Son roman a inspiré de nombreux écrivains dont André Gide dans « Voyage au Congo (1927) puis Albert Londres dans "Terres d’ébène" (1929). René Maran devient un auteur de référence pour Aimé Césaire, Léopold Sédar Senghor ou Birago Diop, qui firent de lui la source de la Négritude. Cependant, il n’adhéra pas au concept de la Négritude car il y voyait un racisme plus qu’une nouvelle forme d’humanisme.
Après sa démission, il poursuivit sa vie à Paris et fréquenta le salon des sœurs Nardal où il rencontra des auteurs antillo-guyanais et africains. Il était leur modèle car il représentait l’intellectuel noir, venu des Antilles, qui avait réussi à s’imposer, par son talent, dans la vie littéraire parisienne. Après Batouala, il écrivit plusieurs autres romans ainsi que des poèmes. Il mourut en 1960, à l’âge de 72 ans.
René Maran reste sans conteste une référence incontournable de l’histoire coloniale et de la littérature « noire ». Le choix de son roman par les membres du prix Goncourt qui firent preuve de courage et d’impartialité, fut l’objet d’une controverse restée notoire dans l’histoire du prix Goncourt.
Le Prix Goncourt fut constitué en 1902. Il est né de la volonté d’Edmond de Goncourt qui désigna Alphonse Daudet, par volonté testamentaire pour constituer à perpétuité une société littéraire appelée l’Académie des Goncourt.
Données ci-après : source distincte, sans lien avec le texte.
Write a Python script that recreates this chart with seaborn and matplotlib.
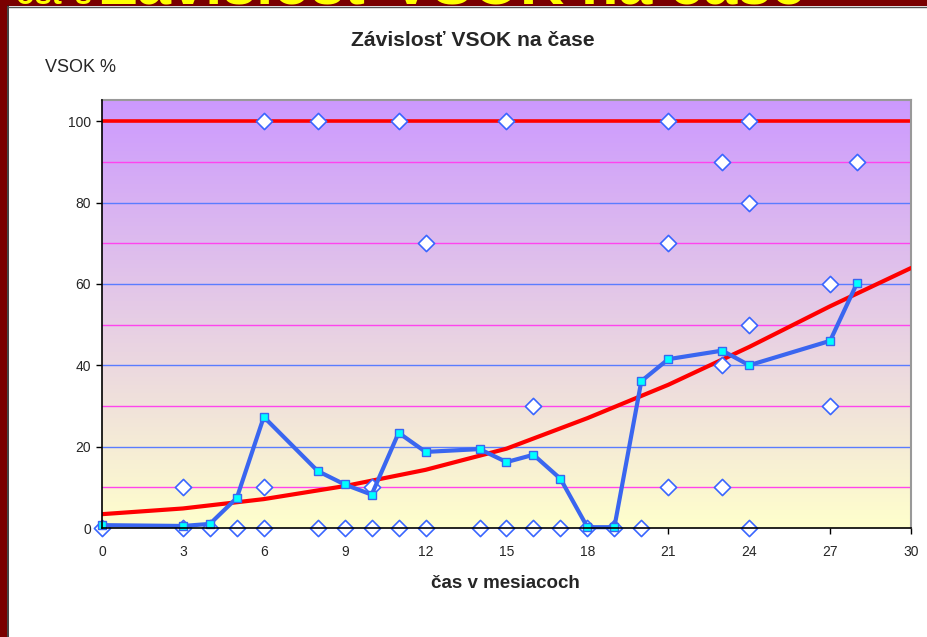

Cette dernière fut reconnue d’utilité publique en 1903, année d’attribution du premier prix Goncourt.
Rappelons qu’Alphonse Daudet est Chevalier de la Légion d’Honneur en 1870 et Officier de la Légion d’Honneur en 1886. Le Président de l’Académie des Goncourt en 1921, année de l’attribution du prix Goncourt à René Maran, était Gustave Geffroy, chevalier de la Légion d’Honneur en 1895 et Officier de la Légion d’Honneur en 1904.